### DESCRIPTION OF THE TASK
Search the data for the word "this". Reproduce every line where it is found.

### Data items

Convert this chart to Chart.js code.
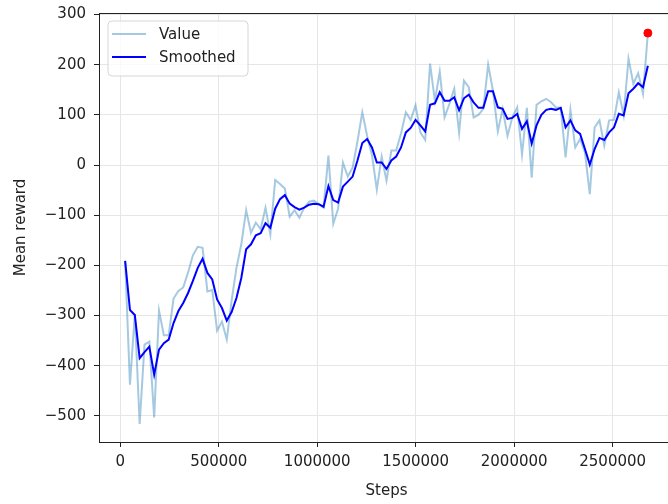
<!DOCTYPE html>
<html>
<head>
<meta charset="utf-8">
<script src="https://cdn.jsdelivr.net/npm/chart.js@4.4.1/dist/chart.umd.min.js"></script>
<style>
    html, body { margin: 0; padding: 0; overflow: hidden; background: #fff; }
    #wrap { width: 680px; height: 504px; }
</style>
</head>
<body>
<div id="wrap"><canvas id="chart" width="680" height="504"></canvas></div>
<script>
// evaluation steps (x)
const steps = [
    24576, 49152, 73728, 98304, 122880, 147456, 172032, 196608, 221184, 245760,
    270336, 294912, 319488, 344064, 368640, 393216, 417792, 442368, 466944, 491520,
    516096, 540672, 565248, 589824, 614400, 638976, 663552, 688128, 712704, 737280,
    761856, 786432, 811008, 835584, 860160, 884736, 909312, 933888, 958464, 983040,
    1007616, 1032192, 1056768, 1081344, 1105920, 1130496, 1155072, 1179648, 1204224, 1228800,
    1253376, 1277952, 1302528, 1327104, 1351680, 1376256, 1400832, 1425408, 1449984, 1474560,
    1499136, 1523712, 1548288, 1572864, 1597440, 1622016, 1646592, 1671168, 1695744, 1720320,
    1744896, 1769472, 1794048, 1818624, 1843200, 1867776, 1892352, 1916928, 1941504, 1966080,
    1990656, 2015232, 2039808, 2064384, 2088960, 2113536, 2138112, 2162688, 2187264, 2211840,
    2236416, 2260992, 2285568, 2310144, 2334720, 2359296, 2383872, 2408448, 2433024, 2457600,
    2482176, 2506752, 2531328, 2555904, 2580480, 2605056, 2629632, 2654208, 2678784
];

// raw mean reward
const rewardValue = [
    -191, -438, -297, -516, -358, -352, -503, -290, -339, -339,
    -266, -251, -244, -214, -180, -163, -165, -252, -249, -330,
    -312, -348, -270, -205, -158, -90, -135, -115, -128, -85,
    -138, -30, -38, -47, -103, -90, -105, -85, -73, -71,
    -78, -85, 19, -117, -87, 5, -23, -5, 47, 105,
    58, 20, -49, 17, -31, 29, 29, 63, 105, 90,
    119, 65, 50, 202, 128, 186, 95, 122, 152, 64,
    168, 155, 95, 100, 112, 200, 148, 67, 112, 58,
    95, 115, 21, 114, -25, 120, 127, 132, 125, 115,
    114, 15, 110, 35, 52, 25, -58, 75, 89, 39,
    89, 90, 145, 99, 212, 162, 183, 142, 263
];

// smoothed mean reward
const rewardSmoothed = [
    -191, -289, -299, -385, -373, -362, -418, -368, -355, -348,
    -315, -291, -275, -255, -231, -205, -187, -215, -228, -268,
    -285, -310, -293, -265, -225, -168, -158, -140, -136, -116,
    -125, -87, -68, -60, -77, -84, -89, -85, -79, -77,
    -78, -83, -42, -70, -75, -43, -33, -23, 9, 44,
    52, 35, 5, 5, -8, 9, 17, 35, 65, 74,
    90, 79, 67, 120, 123, 145, 128, 128, 135, 109,
    133, 140, 125, 114, 114, 147, 147, 115, 112, 92,
    94, 102, 72, 87, 43, 79, 100, 110, 112, 110,
    114, 75, 89, 69, 62, 32, 1, 32, 54, 50,
    65, 75, 102, 99, 143, 152, 163, 155, 198
];

const xTicks = [0, 500000, 1000000, 1500000, 2000000, 2500000];
const yTicks = [-500, -400, -300, -200, -100, 0, 100, 200, 300];

const fontFamily = "'DejaVu Sans', sans-serif";
const valueColor = "rgba(31, 119, 180, 0.4)";
const smoothColor = "#0000ff";
const gridColor = "#e6e6e6";

function pairs(xs, ys) {
    return xs.map(function (x, i) { return { x: x, y: ys[i] }; });
}

function minusSign(v) {
    return v < 0 ? "\u2212" + Math.abs(v) : String(v);
}

// frame around the plot area + legend inside it
const framePlugin = {
    id: "frame",
    afterDraw: function (chart) {
        const ctx = chart.ctx;
        const a = chart.chartArea;
        ctx.save();
        ctx.strokeStyle = "#222";
        ctx.lineWidth = 1;
        ctx.strokeRect(Math.round(a.left) + 0.5, Math.round(a.top) + 0.5,
            Math.round(a.right - a.left), Math.round(a.bottom - a.top));

        // legend box
        const lx = a.left + 9, ly = a.top + 8, lw = 140, lh = 55, r = 4;
        ctx.beginPath();
        ctx.moveTo(lx + r, ly);
        ctx.arcTo(lx + lw, ly, lx + lw, ly + lh, r);
        ctx.arcTo(lx + lw, ly + lh, lx, ly + lh, r);
        ctx.arcTo(lx, ly + lh, lx, ly, r);
        ctx.arcTo(lx, ly, lx + lw, ly, r);
        ctx.closePath();
        ctx.fillStyle = "rgba(255, 255, 255, 0.8)";
        ctx.fill();
        ctx.strokeStyle = "#d6d6d6";
        ctx.stroke();

        const entries = [
            { label: "Value", color: valueColor, y: ly + 13 },
            { label: "Smoothed", color: smoothColor, y: ly + 36 },
        ];
        ctx.font = "15px " + fontFamily;
        ctx.textBaseline = "middle";
        entries.forEach(function (e) {
            ctx.strokeStyle = e.color;
            ctx.lineWidth = 2;
            ctx.beginPath();
            ctx.moveTo(lx + 4, e.y);
            ctx.lineTo(lx + 38, e.y);
            ctx.stroke();
            ctx.fillStyle = "#222";
            ctx.fillText(e.label, lx + 51, e.y + 1);
        });
        ctx.restore();
    },
};

new Chart(document.getElementById("chart"), {
    type: "line",
    data: {
        datasets: [
            {
                label: "Last",
                type: "scatter",
                data: [{ x: steps[steps.length - 1], y: rewardValue[rewardValue.length - 1] }],
                backgroundColor: "#ff0000",
                borderColor: "#ff0000",
                pointRadius: 4,
                order: 0,
            },
            {
                label: "Smoothed",
                data: pairs(steps, rewardSmoothed),
                borderColor: smoothColor,
                borderWidth: 2,
                pointRadius: 0,
                tension: 0,
                order: 1,
            },
            {
                label: "Value",
                data: pairs(steps, rewardValue),
                borderColor: valueColor,
                borderWidth: 2,
                pointRadius: 0,
                tension: 0,
                order: 2,
            },
        ],
    },
    options: {
        responsive: false,
        animation: false,
        devicePixelRatio: 1,
        layout: { padding: { left: 0, top: 13, right: 6, bottom: 0 } },
        plugins: {
            legend: { display: false },
            tooltip: { enabled: false },
        },
        scales: {
            x: {
                type: "linear",
                min: -108134,
                max: 2811494,
                afterBuildTicks: function (scale) {
                    scale.ticks = xTicks.map(function (v) { return { value: v }; });
                },
                afterFit: function (scale) {
                    scale.height = 62;
                    scale.paddingLeft = 0;
                    scale.paddingRight = 0;
                },
                ticks: {
                    color: "#222",
                    font: { family: fontFamily, size: 15 },
                    padding: 6,
                    maxRotation: 0,
                    autoSkip: false,
                    callback: function (v) { return String(v); },
                },
                grid: { color: gridColor, tickColor: "#222", tickLength: 5 },
                border: { color: "#222" },
                title: {
                    display: true,
                    text: "Steps",
                    color: "#222",
                    font: { family: fontFamily, size: 15 },
                    padding: { top: 4, bottom: 4 },
                },
            },
            y: {
                type: "linear",
                min: -552,
                max: 303,
                afterBuildTicks: function (scale) {
                    scale.ticks = yTicks.map(function (v) { return { value: v }; });
                },
                afterFit: function (scale) {
                    scale.width = 99;
                    scale.paddingTop = 0;
                    scale.paddingBottom = 0;
                },
                ticks: {
                    color: "#222",
                    font: { family: fontFamily, size: 15 },
                    padding: 8,
                    autoSkip: false,
                    callback: function (v) { return minusSign(v); },
                },
                grid: { color: gridColor, tickColor: "#222", tickLength: 5 },
                border: { color: "#222" },
                title: {
                    display: true,
                    text: "Mean reward",
                    color: "#222",
                    font: { family: fontFamily, size: 15 },
                    padding: { top: 12, bottom: 4 },
                },
            },
        },
    },
    plugins: [framePlugin],
});
</script>
</body>
</html>
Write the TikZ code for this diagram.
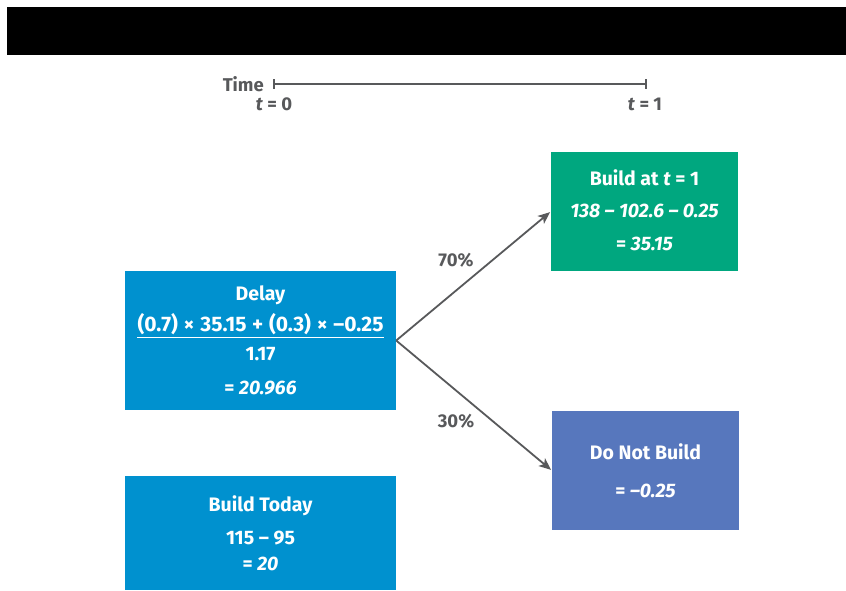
\documentclass[tikz,border=0pt]{standalone}
\usepackage{fontspec}
\setmainfont{Fira Sans}[UprightFont=* Bold, ItalicFont=* Bold Italic, BoldFont=* Bold]
\usetikzlibrary{arrows.meta}
\definecolor{barblack}{HTML}{000000}
\definecolor{delayblue}{HTML}{0091CF}
\definecolor{buildgreen}{HTML}{00A77F}
\definecolor{nobuild}{HTML}{5777BD}
\definecolor{inkgray}{HTML}{58595B}
\tikzset{
  box/.style={draw=none, inner sep=0pt, anchor=center},
  boxtext/.style={text=white, font=\fontsize{19.5}{22}\selectfont, inner sep=0pt, anchor=center},
  graytext/.style={text=inkgray, font=\fontsize{18.5}{20}\selectfont, inner sep=0pt, anchor=center},
  branch/.style={draw=inkgray, line width=1.8pt, -{Stealth[length=12pt, width=10pt, inset=3pt]}, shorten >=1pt},
}
\begin{document}
\begin{tikzpicture}[x=1pt, y=-1pt]
\useasboundingbox (0,0) rectangle (846,590);
% header bar
\fill[barblack] (7,7) rectangle (846,55);

% time line
\node[graytext, anchor=east] (timelbl) at (264,84.5) {Time};
\coordinate (t0) at (274,84);
\coordinate (t1) at (646,84);
\draw[inkgray, line width=1.5pt] (t0) -- (t1);
\draw[inkgray, line width=1.5pt] (274,79) -- (274,89);
\draw[inkgray, line width=1.5pt] (646,79) -- (646,89);
\node[graytext] (tzero) at (274,104) {\textit{t} = 0};
\node[graytext] (tone) at (645,104) {\textit{t} = 1};

% boxes
\node[box, fill=delayblue, minimum width=271pt, minimum height=139pt] (delay) at (260.5,340.5) {};
\node[box, fill=buildgreen, minimum width=187pt, minimum height=119pt] (later) at (644.5,211.5) {};
\node[box, fill=nobuild, minimum width=187pt, minimum height=119pt] (nobuild) at (645.5,470.5) {};
\node[box, fill=delayblue, minimum width=271pt, minimum height=114pt] (today) at (260.5,533) {};

% delay box contents
\node[boxtext] (dl1) at (260.5,295) {Delay};
\node[boxtext, font=\fontsize{21}{23}\selectfont] (dl2) at (260.5,324) {\makebox[246pt][s]{(0.7) × 35.15 + (0.3) × –0.25}};
\draw[white, line width=1.3pt] (137,337.5) -- (384,337.5);
\node[boxtext] (dl3) at (260.5,354) {1.17};
\node[boxtext] (dl4) at (260.5,388) {= \textit{20.966}};

% build later contents
\node[boxtext] (bl1) at (644.5,178) {Build at \textit{t} = 1};
\node[boxtext] (bl2) at (644.5,211) {\textit{138 – 102.6 – 0.25}};
\node[boxtext] (bl3) at (644.5,244) {= \textit{35.15}};

% do not build contents
\node[boxtext] (nb1) at (645.5,452) {Do Not Build};
\node[boxtext] (nb2) at (645.5,491) {= \textit{–0.25}};

% build today contents
\node[boxtext] (bt1) at (260.5,506) {Build Today};
\node[boxtext] (bt2) at (260.5,538) {115 – 95};
\node[boxtext] (bt3) at (260.5,564) {= \textit{20}};

% branches
\draw[branch] (delay.east) -- (later.west);
\draw[branch] (delay.east) -- (nobuild.west);
\node[graytext] (p70) at (456,260) {70\%};
\node[graytext] (p30) at (456,421) {30\%};
\end{tikzpicture}
\end{document}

### EXPECTED ANSWER
Convert this chart to Chart.js code.
Write the TikZ code for this diagram.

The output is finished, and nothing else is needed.